- Location: Adirondack Park New York USA
- Nearest city: Jay, NY
- Coordinates: 44°17′53″N 73°40′05″W﻿ / ﻿44.29818°N 73.66805°W
- Area: 7,951 acres (3,218 ha)
- Established: 1985
- Governing body: New York State Department of Environmental Conservation

= Jay Mountain Wilderness Area =

Forest preserve in Essex County, New York

The Jay Mountain Wilderness Area, an Adirondack Park unit of the Forest Preserve, lies within the towns of Jay and Lewis in Essex County, New York. It is bounded by Glen Road on the south and private land boundaries elsewhere, except where the road west of Mt.

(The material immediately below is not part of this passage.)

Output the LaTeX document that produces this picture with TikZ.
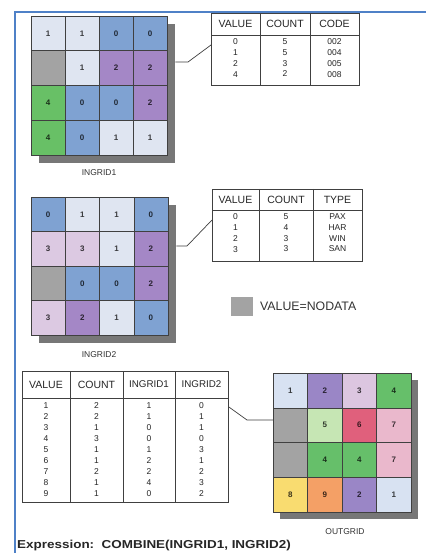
\documentclass[tikz,border=0pt]{standalone}
\usepackage{fontspec}
\setmainfont{Liberation Sans}
\usetikzlibrary{positioning}
\definecolor{frameblue}{HTML}{4F81C7}
\definecolor{cL}{HTML}{DFE5F1}
\definecolor{cB}{HTML}{7FA2D2}
\definecolor{cP}{HTML}{A487C6}
\definecolor{cG}{HTML}{68C066}
\definecolor{cN}{HTML}{A3A3A3}
\definecolor{cK}{HTML}{DCC9E2}
\definecolor{oA}{HTML}{D8E2F2}
\definecolor{oB}{HTML}{9A86C6}
\definecolor{oC}{HTML}{DCC6E0}
\definecolor{oD}{HTML}{66BF6A}
\definecolor{oE}{HTML}{C6E6B4}
\definecolor{oF}{HTML}{E0607C}
\definecolor{oG}{HTML}{EAB8CC}
\definecolor{oH}{HTML}{F9DC70}
\definecolor{oI}{HTML}{F4A066}
\definecolor{shadowgray}{HTML}{777777}
\definecolor{linegray}{HTML}{404040}
\begin{document}
\begin{tikzpicture}[x=1pt,y=-1pt,
  cell/.style={draw=linegray, line width=0.5pt, inner sep=0pt, font=\fontsize{8}{9}\selectfont\bfseries},
  shadowbox/.style={fill=shadowgray, draw=none, inner sep=0pt, anchor=north west},
  tbl/.style={draw=linegray, line width=0.9pt, inner sep=0pt, anchor=north west, fill=white},
  hdr/.style={font=\fontsize{10.5}{11}\selectfont, text=black!85, inner sep=0pt},
  dat/.style={font=\fontsize{8.5}{10.8}\selectfont, text=black!85, align=center, inner sep=0pt, anchor=north},
  lbl/.style={font=\fontsize{8.5}{10}\selectfont, text=black!80, inner sep=0pt},
  conn/.style={draw=linegray, line width=0.7pt},
  tline/.style={draw=linegray, line width=0.8pt}]
\useasboundingbox[fill=white] (0,0) rectangle (426,553);
\draw[frameblue, line width=2.4pt] (15,553) -- (15,12) -- (426,12);

% ---------------- INGRID1 ----------------
\node[shadowbox, minimum width=136pt, minimum height=139pt] (sh1) at (39,24) {};
\foreach \r/\c/\v/\f in {1/1/1/cL,1/2/1/cL,1/3/0/cB,1/4/0/cB,
  2/1//cN,2/2/1/cL,2/3/2/cP,2/4/2/cP,
  3/1/4/cG,3/2/0/cB,3/3/0/cB,3/4/2/cP,
  4/1/4/cG,4/2/0/cB,4/3/1/cL,4/4/1/cL}
  \node[cell, fill=\f, text=\f!25!black, minimum width=34pt, minimum height=34.75pt]
    (ga-\r-\c) at ({31+(\c-0.5)*34},{16+(\r-0.5)*34.75}) {\v};
\node[lbl] (lab1) at (99,173) {INGRID1};

% table 1
\node[tbl, minimum width=148pt, minimum height=72pt] (t1) at (211,13) {};
\draw[tline] (211,35) -- (359,35);
\draw[tline] (260,13) -- (260,85);
\draw[tline] (310,13) -- (310,85);
\node[hdr] (t1h1) at (235.5,24) {VALUE};
\node[hdr] (t1h2) at (285,24) {COUNT};
\node[hdr] (t1h3) at (334.5,24) {CODE};
\node[dat] (t1c1) at (235.5,38.5) {0\\1\\2\\4};
\node[dat] (t1c2) at (285,38.5) {5\\5\\3\\2};
\node[dat] (t1c3) at (334.5,38.5) {002\\004\\005\\008};
\coordinate (k1a) at (188,62);
\coordinate (k1b) at (211,45);
\draw[conn] (sh1.east |- k1a) -- (k1a) -- (t1.west |- k1b);

% ---------------- INGRID2 ----------------
\node[shadowbox, minimum width=137pt, minimum height=138pt] (sh2) at (39,205) {};
\foreach \r/\c/\v/\f in {1/1/0/cB,1/2/1/cL,1/3/1/cL,1/4/0/cB,
  2/1/3/cK,2/2/3/cK,2/3/1/cL,2/4/2/cP,
  3/1//cN,3/2/0/cB,3/3/0/cB,3/4/2/cP,
  4/1/3/cK,4/2/2/cP,4/3/1/cL,4/4/0/cB}
  \node[cell, fill=\f, text=\f!25!black, minimum width=34.25pt, minimum height=34.5pt]
    (gb-\r-\c) at ({31+(\c-0.5)*34.25},{197+(\r-0.5)*34.5}) {\v};
\node[lbl] (lab2) at (99,355) {INGRID2};

% table 2
\node[tbl, minimum width=150pt, minimum height=72pt] (t2) at (212,189) {};
\draw[tline] (212,210) -- (362,210);
\draw[tline] (259,189) -- (259,261);
\draw[tline] (313,189) -- (313,261);
\node[hdr] (t2h1) at (235.5,199.5) {VALUE};
\node[hdr] (t2h2) at (286,199.5) {COUNT};
\node[hdr] (t2h3) at (337.5,199.5) {TYPE};
\node[dat] (t2c1) at (235.5,213.5) {0\\1\\2\\3};
\node[dat] (t2c2) at (286,213.5) {5\\4\\3\\3};
\node[dat] (t2c3) at (337.5,213.5) {PAX\\HAR\\WIN\\SAN};
\coordinate (k2a) at (187,246);
\coordinate (k2b) at (212,220);
\draw[conn] (sh2.east |- k2a) -- (k2a) -- (t2.west |- k2b);

% legend
\node[fill=cN, inner sep=0pt, minimum width=22pt, minimum height=19pt, anchor=north west] (leg) at (231,297) {};
\node[font=\fontsize{12.3}{14}\selectfont, text=black!80, inner sep=0pt, anchor=west] (legt) at (260,306.5) {VALUE=NODATA};

% ---------------- table 3 ----------------
\node[tbl, minimum width=206pt, minimum height=131pt] (t3) at (22,371) {};
\draw[tline] (22,398) -- (228,398);
\draw[tline] (70,371) -- (70,502);
\draw[tline] (123,371) -- (123,502);
\draw[tline] (175,371) -- (175,502);
\node[hdr] (t3h1) at (46,384.5) {VALUE};
\node[hdr] (t3h2) at (96.5,384.5) {COUNT};
\node[hdr, font=\fontsize{9.8}{11}\selectfont] (t3h3) at (149,384.5) {INGRID1};
\node[hdr, font=\fontsize{9.8}{11}\selectfont] (t3h4) at (201.5,384.5) {INGRID2};
\node[dat, font=\fontsize{8.5}{11}\selectfont] (t3c1) at (46,402) {1\\2\\3\\4\\5\\6\\7\\8\\9};
\node[dat, font=\fontsize{8.5}{11}\selectfont] (t3c2) at (96.5,402) {2\\2\\1\\3\\1\\1\\2\\1\\1};
\node[dat, font=\fontsize{8.5}{11}\selectfont] (t3c3) at (149,402) {1\\1\\0\\0\\1\\2\\2\\4\\0};
\node[dat, font=\fontsize{8.5}{11}\selectfont] (t3c4) at (201.5,402) {0\\1\\1\\0\\3\\1\\2\\3\\2};

% ---------------- OUTGRID ----------------
\node[shadowbox, minimum width=138pt, minimum height=139pt] (sh3) at (280,380) {};
\foreach \r/\c/\v/\f in {1/1/1/oA,1/2/2/oB,1/3/3/oC,1/4/4/oD,
  2/1//cN,2/2/5/oE,2/3/6/oF,2/4/7/oG,
  3/1//cN,3/2/4/oD,3/3/4/oD,3/4/7/oG,
  4/1/8/oH,4/2/9/oI,4/3/2/oB,4/4/1/oA}
  \node[cell, fill=\f, text=\f!25!black, minimum width=34.5pt, minimum height=34.75pt]
    (gc-\r-\c) at ({273+(\c-0.5)*34.5},{373+(\r-0.5)*34.75}) {\v};
\node[lbl] (lab3) at (345,532) {OUTGRID};
\coordinate (k3a) at (228,407);
\coordinate (k3b) at (247,420);
\draw[conn] (t3.east |- k3a) -- (k3b) -- (gc-2-1.west |- k3b);

% expression
\node[anchor=west, inner sep=0pt, text=black!85] (expr) at (17,545.5)
  {\scalebox{1.17}[1]{\fontsize{11.5}{13}\selectfont\bfseries Expression:\ \ COMBINE(INGRID1, INGRID2)}};
\end{tikzpicture}
\end{document}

Fay divides an appendage of state lands.

The wilderness area is named for its second-highest peak, Jay Mountain. The highest peak within the area is actually Saddleback Mountain, not be confused with the mountain of the same name within the High Peaks Wilderness Area of Adirondack State Park (which is the 17th highest peak of the Adirondack Mountains).

==Geography==

The high and precipitous mountains in this area are generally similar in character to the Hurricane Mountain Primitive Area.

==Recreation==

The area is suitable for backcountry hiking and backpacking. Jay is the only peak within this wilderness with a marked, maintained trail, where as all other hikes within are bushwhacks. The vistas from Jay, Saddlebrook and Slip Mountains make the climb to the vantage points well worthwhile. The AuSable Valley can be seen as well as the Champlain Valley and the High Peaks.